### Dataset section
- - -

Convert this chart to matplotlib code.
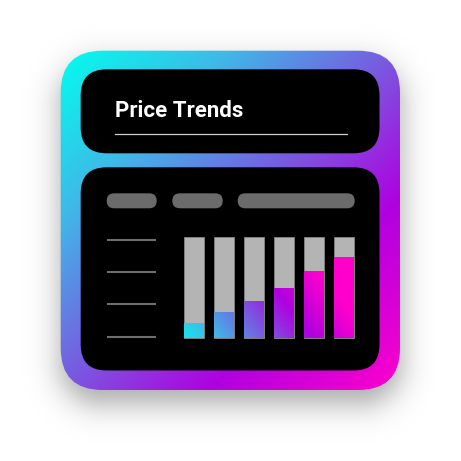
import numpy as np
import matplotlib
matplotlib.use("Agg")
import matplotlib.pyplot as plt
from matplotlib.patches import FancyBboxPatch
from matplotlib.colors import LinearSegmentedColormap

# datos del icono
title = "Price Trends"
bar_labels = ["1", "2", "3", "4", "5", "6"]
bar_values = [15, 26, 37, 50, 66, 80]
bar_max = 100
grad_pos = [0.0, 0.25, 0.5, 0.72, 1.0]
grad_colors = ["#00ffee", "#40b8e8", "#7a58e0", "#b000e0", "#ff00cc"]

W = 461
cmap = LinearSegmentedColormap.from_list("marco", list(zip(grad_pos, grad_colors)))


def rbox(x0, y0, x1, y1, r, **kw):
    return FancyBboxPatch((x0, y0), x1 - x0, y1 - y0,
                          boxstyle=f"round,pad=0,rounding_size={r}", **kw)


fig = plt.figure(figsize=(4.61, 4.61), dpi=100, facecolor="white")
ax = fig.add_axes([0, 0, 1, 1])
ax.set_xlim(0, W)
ax.set_ylim(W, 0)
ax.axis("off")

# sombra (rectangulo redondeado difuminado)
yy, xx = np.mgrid[0:W, 0:W] + 0.5
cx, cy = (60.7 + 400) / 2, (50.7 + 390) / 2 + 14
hw, hh, r = (400 - 60.7) / 2, (390 - 50.7) / 2, 42
qx = np.abs(xx - cx) - (hw - r)
qy = np.abs(yy - cy) - (hh - r)
d = np.hypot(np.maximum(qx, 0), np.maximum(qy, 0)) + np.minimum(np.maximum(qx, qy), 0) - r
sombra = np.zeros((W, W, 4))
sombra[..., 3] = 0.34 / (1 + np.exp(d / 9.0))
ax.imshow(sombra, extent=(0, W, W, 0), zorder=1, interpolation="bilinear")

# marco con degradado
marco = rbox(60.7, 50.7, 400, 390, 42, fc="none", ec="none", zorder=2)
ax.add_patch(marco)
t = np.clip(((xx - 60) + (yy - 50)) / 680, 0, 1)
im = ax.imshow(cmap(t), extent=(0, W, W, 0), zorder=2, interpolation="bilinear")
im.set_clip_path(marco)

# paneles negros
ax.add_patch(rbox(80.7, 69.3, 379.5, 153.3, 26, fc="black", ec="none", zorder=3))
ax.add_patch(rbox(80.7, 167.3, 379.5, 370.5, 26, fc="black", ec="none", zorder=3))

# titulo
ax.text(115, 117, title, fontsize=16, fontweight="bold", color="white",
        va="baseline", ha="left", family="Roboto", zorder=4)
ax.plot([115, 347], [134.3, 134.3], color="#cfcfcf", lw=0.9, zorder=4)

# pastillas grises
for x0, x1 in [(106.7, 156.7), (172.3, 222.7), (237.7, 354.7)]:
    ax.add_patch(rbox(x0, 193.3, x1, 208.3, 7.5, fc="#6b6b6b", ec="none", zorder=4))

# lineas de la izquierda
for y in [240, 272, 304.3, 336.7]:
    ax.plot([107.3, 155.7], [y, y], color="#6e6e6e", lw=1.5, zorder=4, solid_capstyle="butt")

# barras
bx = fig.add_axes([184 / W, (W - 338) / W, 170 / W, 101 / W])
bx.axis("off")
x = np.arange(len(bar_values))
w = 0.65
bx.bar(x, [bar_max] * len(x), width=w, color="#b4b4b4", edgecolor="#858585", lw=0.6,
       clip_on=False, zorder=1)
barras = bx.bar(x, bar_values, width=w, color="none", edgecolor="none", clip_on=False, zorder=2)

ext = (-0.325, 5.325, 0, 100)
gx, gy = np.meshgrid(np.linspace(ext[0], ext[1], 200), np.linspace(0, 100, 120))
px = 184 + (gx - ext[0]) * 170 / (ext[1] - ext[0])
py = 338 - gy * 1.01
tb = np.clip(0.1 + ((px - 184) + 0.8 * (338 - py)) * 0.00477, 0, 1)
for p in barras:
    g = bx.imshow(cmap(tb), extent=ext, origin="lower", aspect="auto",
                  interpolation="bilinear", zorder=3)
    g.set_clip_path(p)
bx.set_xlim(ext[0], ext[1])
bx.set_ylim(0, 100)

fig.savefig("out.png", dpi=100, facecolor="white")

- - -

Take the listing and print it again exactly, but without any pictures.

### Written solution
Convert this chart to matplotlib code.
import numpy as np
import matplotlib
matplotlib.use("Agg")
import matplotlib.pyplot as plt
from matplotlib.patches import FancyBboxPatch
from matplotlib.colors import LinearSegmentedColormap

# datos del icono
title = "Price Trends"
bar_labels = ["1", "2", "3", "4", "5", "6"]
bar_values = [15, 26, 37, 50, 66, 80]
bar_max = 100
grad_pos = [0.0, 0.25, 0.5, 0.72, 1.0]
grad_colors = ["#00ffee", "#40b8e8", "#7a58e0", "#b000e0", "#ff00cc"]

W = 461
cmap = LinearSegmentedColormap.from_list("marco", list(zip(grad_pos, grad_colors)))


def rbox(x0, y0, x1, y1, r, **kw):
    return FancyBboxPatch((x0, y0), x1 - x0, y1 - y0,
                          boxstyle=f"round,pad=0,rounding_size={r}", **kw)


fig = plt.figure(figsize=(4.61, 4.61), dpi=100, facecolor="white")
ax = fig.add_axes([0, 0, 1, 1])
ax.set_xlim(0, W)
ax.set_ylim(W, 0)
ax.axis("off")

# sombra (rectangulo redondeado difuminado)
yy, xx = np.mgrid[0:W, 0:W] + 0.5
cx, cy = (60.7 + 400) / 2, (50.7 + 390) / 2 + 14
hw, hh, r = (400 - 60.7) / 2, (390 - 50.7) / 2, 42
qx = np.abs(xx - cx) - (hw - r)
qy = np.abs(yy - cy) - (hh - r)
d = np.hypot(np.maximum(qx, 0), np.maximum(qy, 0)) + np.minimum(np.maximum(qx, qy), 0) - r
sombra = np.zeros((W, W, 4))
sombra[..., 3] = 0.34 / (1 + np.exp(d / 9.0))
ax.imshow(sombra, extent=(0, W, W, 0), zorder=1, interpolation="bilinear")

# marco con degradado
marco = rbox(60.7, 50.7, 400, 390, 42, fc="none", ec="none", zorder=2)
ax.add_patch(marco)
t = np.clip(((xx - 60) + (yy - 50)) / 680, 0, 1)
im = ax.imshow(cmap(t), extent=(0, W, W, 0), zorder=2, interpolation="bilinear")
im.set_clip_path(marco)

# paneles negros
ax.add_patch(rbox(80.7, 69.3, 379.5, 153.3, 26, fc="black", ec="none", zorder=3))
ax.add_patch(rbox(80.7, 167.3, 379.5, 370.5, 26, fc="black", ec="none", zorder=3))

# titulo
ax.text(115, 117, title, fontsize=16, fontweight="bold", color="white",
        va="baseline", ha="left", family="Roboto", zorder=4)
ax.plot([115, 347], [134.3, 134.3], color="#cfcfcf", lw=0.9, zorder=4)

# pastillas grises
for x0, x1 in [(106.7, 156.7), (172.3, 222.7), (237.7, 354.7)]:
    ax.add_patch(rbox(x0, 193.3, x1, 208.3, 7.5, fc="#6b6b6b", ec="none", zorder=4))

# lineas de la izquierda
for y in [240, 272, 304.3, 336.7]:
    ax.plot([107.3, 155.7], [y, y], color="#6e6e6e", lw=1.5, zorder=4, solid_capstyle="butt")

# barras
bx = fig.add_axes([184 / W, (W - 338) / W, 170 / W, 101 / W])
bx.axis("off")
x = np.arange(len(bar_values))
w = 0.65
bx.bar(x, [bar_max] * len(x), width=w, color="#b4b4b4", edgecolor="#858585", lw=0.6,
       clip_on=False, zorder=1)
barras = bx.bar(x, bar_values, width=w, color="none", edgecolor="none", clip_on=False, zorder=2)

ext = (-0.325, 5.325, 0, 100)
gx, gy = np.meshgrid(np.linspace(ext[0], ext[1], 200), np.linspace(0, 100, 120))
px = 184 + (gx - ext[0]) * 170 / (ext[1] - ext[0])
py = 338 - gy * 1.01
tb = np.clip(0.1 + ((px - 184) + 0.8 * (338 - py)) * 0.00477, 0, 1)
for p in barras:
    g = bx.imshow(cmap(tb), extent=ext, origin="lower", aspect="auto",
                  interpolation="bilinear", zorder=3)
    g.set_clip_path(p)
bx.set_xlim(ext[0], ext[1])
bx.set_ylim(0, 100)

fig.savefig("out.png", dpi=100, facecolor="white")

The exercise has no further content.